Original 'Figaro' score to go on sale
An original manuscript of the finale of Mozart's Marriage of Figaro is to be sold by Sotheby's in London next month.
The score for woodwind, brass and timpani, expected to fetch up to £900,000, is virtually complete and is thought by Sotheby's experts to be one of very few operatic manuscript by Mozart to have been offered at auction.
The score for the final scene of Act 4 is notated without any obvious break in the brown ink. Stephen Roe, of Sotheby's, said: "These features point to the music's having been written down 'at one go', a scarcely credible feat when one bears in mind the complexity of the score, and the fact that Mozart may not have had his manuscript with the vocal and other instrumental parts in front of him."
He said the 10-page script, composed in 1786, indicated Mozart's "phenomenal capacity for retaining entire compositions in his head".

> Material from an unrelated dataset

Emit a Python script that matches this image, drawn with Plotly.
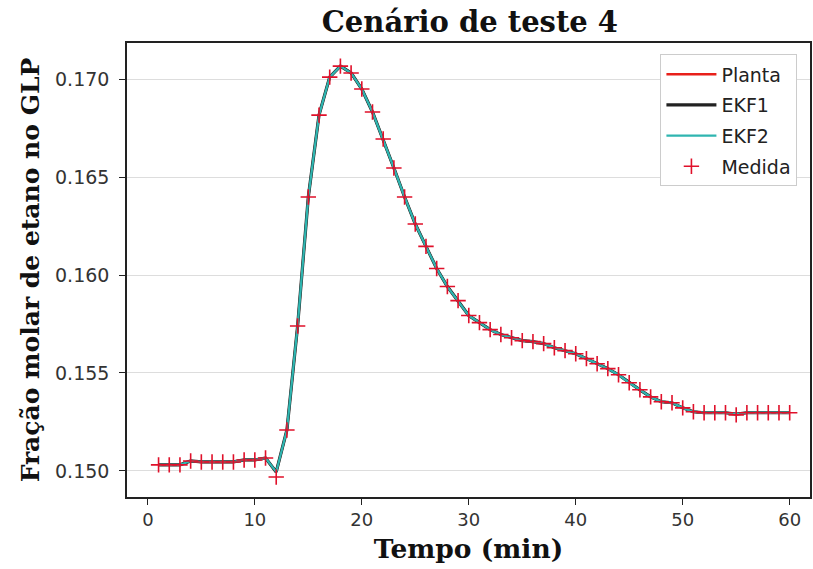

The inks that the composer used to write Figaro suggest that this section of music, offered for sale by a private buyer, was among the last sections composed.
Also in the sale, which will be held on 7 December, are more than 230 letters by the composer Rossini, written to his parents between 1812 and 1829 and estimated to fetch about £150,000. A complete manu-script of Ravel's orchestral version of Mussorgsky's original piano work, Pictures at an Exhibition, is expected to be sold for about £900,000.